Despite her forgiving nature, Martha finally gave up on him. She had sold a chandelier for $10,000 and kept the cash at home until she could deposit it in the bank. But the money disappeared. The only person who saw her come home with the money and stash it was Lewis, so she reached the only logical conclusion and fired him on the spot. She banned him from ever returning to Snowden House.

 

Then, on that fateful morning in March 2020, lawmen followed the intruder down to the lake where he went in and sank beneath the water. Using sonar equipment, the Arkansas Game and Fish Commission and Crittenden County Search and Rescue were able to locate and recover the body. It was Lewis. He was 39 years old when he chose drowning rather than surrendering. An autopsy revealed he had cocaine, methamphetamine and marijuana in his system.

 

Near Martha’s body, police found a bag containing valuables and a bloody kitchen knife.

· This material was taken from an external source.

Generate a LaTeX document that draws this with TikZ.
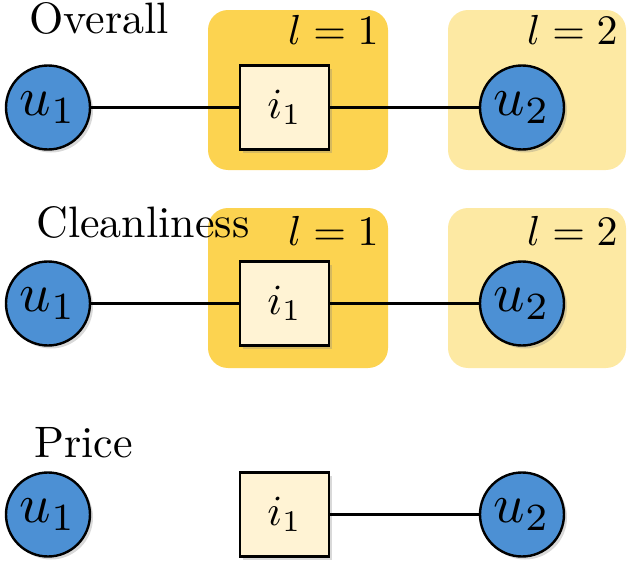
\RequirePackage{fix-cm}
\documentclass[tikz,border=0pt]{standalone}
\usepackage{amsmath}
\usepackage{xcolor}
\usepackage{tikz}
\usetikzlibrary{shadows}

\definecolor{layergold}{RGB}{252,211,80}
\definecolor{layerlight}{RGB}{253,233,163}
\definecolor{userblue}{RGB}{76,144,212}
\definecolor{itemcream}{RGB}{255,243,212}

% 10pt design size, blown up
\newcommand{\rowname}[1]{\scalebox{2.2}{\fontsize{10}{12}\selectfont #1}}
\newcommand{\bigmath}[2]{\scalebox{#1}{\fontsize{10}{12}\selectfont $#2$}}

\begin{document}
\begin{tikzpicture}[x=0.5pt,y=-0.5pt,
	user/.style={circle,draw,line width=1.2pt,fill=userblue,minimum size=42pt,inner sep=0pt,
		drop shadow={opacity=0.3,shadow xshift=1.5pt,shadow yshift=-1.5pt}},
	item/.style={rectangle,draw,line width=1.2pt,fill=itemcream,minimum width=44.5pt,minimum height=42pt,inner sep=0pt,
		drop shadow={opacity=0.3,shadow xshift=1.5pt,shadow yshift=-1.5pt}},
	layer/.style={rounded corners=10pt},
	lbl/.style={inner sep=0pt},
	link/.style={line width=1.2pt}]
	\useasboundingbox (0,0) rectangle (628,573);

	% layers
	\fill[layergold,layer] (208,10) rectangle (388,170);
	\fill[layerlight,layer] (448,10) rectangle (626,170);
	\fill[layergold,layer] (208,208) rectangle (388,368);
	\fill[layerlight,layer] (448,208) rectangle (626,368);

	% Overall
	\node[lbl,anchor=base west] (overall) at (29,33) {\rowname{Overall}};
	\node[lbl,anchor=base east] (la1) at (379,45) {\bigmath{2.1}{l=1}};
	\node[lbl,anchor=base east] (la2) at (618,45) {\bigmath{2.1}{l=2}};
	\node[user] (ua) at (48,107.5) {\bigmath{2.75}{u_1}};
	\node[item] (ia) at (284.5,107.5) {\bigmath{2.15}{i_1}};
	\node[user] (va) at (522,107.5) {\bigmath{2.75}{u_2}};
	\draw[link] (ua) -- (ia);
	\draw[link] (ia) -- (va);

	% Cleanliness
	\node[lbl,anchor=base west] (clean) at (36,237) {\rowname{Cleanliness}};
	\node[lbl,anchor=base east] (lb1) at (379,245) {\bigmath{2.1}{l=1}};
	\node[lbl,anchor=base east] (lb2) at (618,245) {\bigmath{2.1}{l=2}};
	\node[user] (ub) at (48,303.5) {\bigmath{2.75}{u_1}};
	\node[item] (ib) at (284.5,303.5) {\bigmath{2.15}{i_1}};
	\node[user] (vb) at (522,303.5) {\bigmath{2.75}{u_2}};
	\draw[link] (ub) -- (ib);
	\draw[link] (ib) -- (vb);

	% Price
	\node[lbl,anchor=base west] (price) at (34,457) {\rowname{Price}};
	\node[user] (uc) at (48,514.5) {\bigmath{2.75}{u_1}};
	\node[item] (ic) at (284.5,514.5) {\bigmath{2.15}{i_1}};
	\node[user] (vc) at (522,514.5) {\bigmath{2.75}{u_2}};
	\draw[link] (ic) -- (vc);
\end{tikzpicture}
\end{document}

Investigators surmised Lewis had intended to steal the items, but no one could say if she caught him in the act and he then killed her, or if he went there to kill her and figured he might as well commit the theft. He may have put a blanket over her to fuel a fire he planned to ignite, as he had done with Sally McKay and Lee Baker, destroying any evidence he might have left behind.

 

Whatever thoughts were in his drug-addled mind, Travis Santay Lewis killed his benefactor, a woman beloved by many and with nary an enemy, except for the soul she tried to save.